Is this really the case? I've been wanting to try cajun-style fried gar balls...I have a little spot that has a good number of spotted gar. 

Will I die a horrible death if I eat fish from a creek or bayou in Houston?


----------



## big-john (Jan 6, 2011)

I'm not brave enough to eat them and I grew up eating fish from the great lakes,if that tells ya anything.


----------



## bubbatruffle (May 2, 2011)

I have ate alot of fish from cypress creek i am still living


----------



## That Robbie Guy (Aug 11, 2009)

Every spring I eat all the crappie/white bass I can from Cypress Creek.


----------



## SV_DuckBuster (Sep 18, 2007)

Too much chemical run-off for me. Fertilizers, oil, gas, paint, trash, etc..
Fun to catch em, but I don't eat em.


----------



## bubbas kenner (Sep 4, 2010)

I have been eating fish every year of my life out of Galveston bay and it is down stream from all said creeks catch clean fry hard and eat call me for dinner.


----------



## nightgigger (Oct 13, 2008)

I think they are most likely ok to eat....Cooked.
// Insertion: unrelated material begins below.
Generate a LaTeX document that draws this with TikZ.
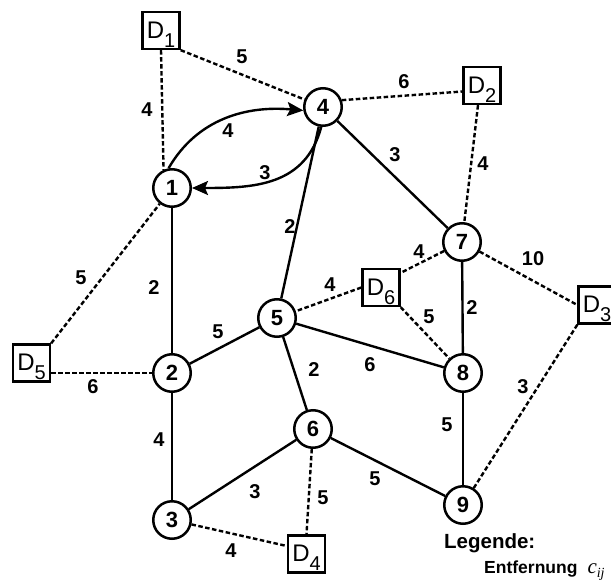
\documentclass[tikz,border=0pt]{standalone}
\usepackage{fontspec}
\setmainfont{Liberation Sans}
\newfontfamily\legendserif{Liberation Serif}
\usetikzlibrary{arrows.meta}

% depot label: letter D with a lowered index
\newcommand\depotname[1]{D\raisebox{-9pt}{\fontsize{20}{20}\selectfont #1}}

\begin{document}
\begin{tikzpicture}[x=1pt,y=-1pt,
  vertex/.style={circle,draw,line width=2.5pt,minimum size=37.5pt,inner sep=0pt,
    font=\fontsize{22}{22}\selectfont\bfseries},
  depot/.style={rectangle,draw,line width=2.3pt,minimum size=37pt,inner sep=0pt,
    text height=17pt,text depth=1.5pt,font=\fontsize{24}{24}\selectfont},
  road/.style={line width=2.4pt},
  link/.style={line width=2.4pt,dash pattern=on 4.5pt off 2.5pt},
  trip/.style={line width=2.4pt,-{Stealth[length=16pt,width=14pt,inset=3pt]}},
  cost/.style={inner sep=0pt,font=\fontsize{20}{20}\selectfont\bfseries}
]
\fill[white] (0,0) rectangle (611,581);
\useasboundingbox (0,0) rectangle (611,581);

% customers
\node[vertex] (n1) at (172,188) {1};
\node[vertex] (n2) at (172,373) {2};
\node[vertex] (n3) at (172,520) {3};
\node[vertex] (n4) at (323,107) {4};
\node[vertex] (n5) at (277,318) {5};
\node[vertex] (n6) at (313,429) {6};
\node[vertex] (n7) at (462,242) {7};
\node[vertex] (n8) at (463,373) {8};
\node[vertex] (n9) at (463,505) {9};

% depots
\node[depot] (D1) at (161,30.5) {\depotname{1}};
\node[depot] (D2) at (482,85.5) {\depotname{2}};
\node[depot] (D3) at (597,305) {\depotname{3}};
\node[depot] (D4) at (306.5,554) {\depotname{4}};
\node[depot] (D5) at (31.5,363) {\depotname{5}};
\node[depot] (D6) at (381,287.5) {\depotname{6}};

% road network
\draw[road] (n1) -- (n2);
\draw[road] (n2) -- (n3);
\draw[road] (n2) -- (n5);
\draw[road] (n4) -- (n5);
\draw[road] (n4) -- (n7);
\draw[road] (n7) -- (n8);
\draw[road] (n5) -- (n8);
\draw[road] (n5) -- (n6);
\draw[road] (n3) -- (n6);
\draw[road] (n6) -- (n9);
\draw[road] (n8) -- (n9);

% depot links
\draw[link] (D1.south) -- (n1.115);
\draw[link] (D1.south east) -- (n4.158);
\draw[link] (n4.20) -- ([yshift=-6pt]D2.west);
\draw[link] ([xshift=-4pt]D2.south) -- (n7);
\draw[link] (n7) -- ([yshift=-5pt]D6.north east);
\draw[link] (n7) -- (D3.west);
\draw[link] (D6.west) -- (n5);
\draw[link] (D6.south east) -- (n8);
\draw[link] (D5.north east) -- (n1);
\draw[link] (D5.east |- n2) -- (n2);
\draw[link] (D3.south west) -- (n9);
\draw[link] (n6) -- (D4.north);
\draw[link] (n3) -- ([yshift=8pt]D4.west);

% directed trips between 1 and 4
\draw[trip] (n1.100) to[out=60,in=175] (n4.190);
\draw[trip] (n4.-95) to[out=-105,in=0,looseness=1.1] (n1.east);

% distances
\node[cost] (c1) at (242,57) {5};
\node[cost] (c2) at (147,110) {4};
\node[cost] (c3) at (228,131) {4};
\node[cost] (c4) at (265,173) {3};
\node[cost] (c5) at (404,82) {6};
\node[cost] (c6) at (395,155) {3};
\node[cost] (c7) at (483,164) {4};
\node[cost] (c8) at (290,227) {2};
\node[cost] (c9) at (81,278) {5};
\node[cost] (c10) at (154,288) {2};
\node[cost] (c11) at (419,252) {4};
\node[cost] (c12) at (533,259) {10};
\node[cost] (c13) at (330,285) {4};
\node[cost] (c14) at (429,317) {5};
\node[cost] (c15) at (472,308) {2};
\node[cost] (c16) at (218,332) {5};
\node[cost] (c17) at (370,365) {6};
\node[cost] (c18) at (93,387) {6};
\node[cost] (c19) at (314,370) {2};
\node[cost] (c20) at (523,387) {3};
\node[cost] (c21) at (159,440) {4};
\node[cost] (c22) at (447,425) {5};
\node[cost] (c23) at (375,479) {5};
\node[cost] (c24) at (255,492) {3};
\node[cost] (c25) at (323,498) {5};
\node[cost] (c26) at (231,551) {4};

% legend
\node[anchor=west,inner sep=0pt,font=\fontsize{20.5}{20.5}\selectfont\bfseries]
  (legend) at (444,543) {Legende:};
\node[anchor=base west,inner sep=0pt,font=\fontsize{17.5}{17.5}\selectfont\bfseries]
  (legcost) at (484,573) {Entfernung\hspace{10pt}{\legendserif\mdseries\itshape\fontsize{21}{21}\selectfont c\raisebox{-4pt}{\fontsize{14}{14}\selectfont ij}}};
\end{tikzpicture}
\end{document}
I eat plenty from Galveston Bay, but do not keep any from the creeks. BTW my local creek has the same flow now after 2 months of no rain, as it always has. I think I know where the water is coming from.
So I would not try sushi with it.


----------



## Sunbeam (Feb 24, 2009)

Easy to check them out. Turn out all the lights. If they don't glow in the dark, go for it.
You are safer eating the fish than driving on I-45.
All of the fish down hill from the greater Houston area have to have some chemical enhancement.


----------



## DerekT68 (Jan 16, 2011)

my dad won't eat fish caught from a houston area creek, but i eat creek fish all tha time & i'm fine


----------



## hunter98 (May 26, 2008)

You'll breathe the air in Houston but won't eat the fish. I'd say go for it. Fish out of Galveston and Freeport are all down downstream of major chemical plants and refineries. Heck everything drains into the Brazos river fora couple miles up stream. What's the differrence?


----------



## Big_C (Jun 7, 2011)

hunter98 said:


> You'll breathe the air in Houston but won't eat the fish. I'd say go for it. Fish out of Galveston and Freeport are all down downstream of major chemical plants and refineries. Heck everything drains into the Brazos river fora couple miles up stream. What's the differrence?


Darn good point.

I've eaten a ton of fish out of the Bay, so I guess it is all the same. Looks like I will be frying up some gar balls this weekend. :rotfl:


----------



## shanesdad (Jun 3, 2011)

i think long as your not a child and or prego lady your fine. its like lead it only really screw with growing bodys


----------



## Sunbeam (Feb 24, 2009)

i eta fsih form lcaol cereks lla hte tiem, i'm KO.


----------



## DerekT68 (Jan 16, 2011)

LMAO @ sunbeam


----------



## live2fish247 (Jul 31, 2007)

As long as they're caught upstream or at least a quarter mile down from the nearest dead body they should be fine.lol

Sent from my Droid using Tapatalk


----------



## fishingman c (Jan 9, 2011)

i eat all of the fish from the local creeks such as langham creek and bear creek


----------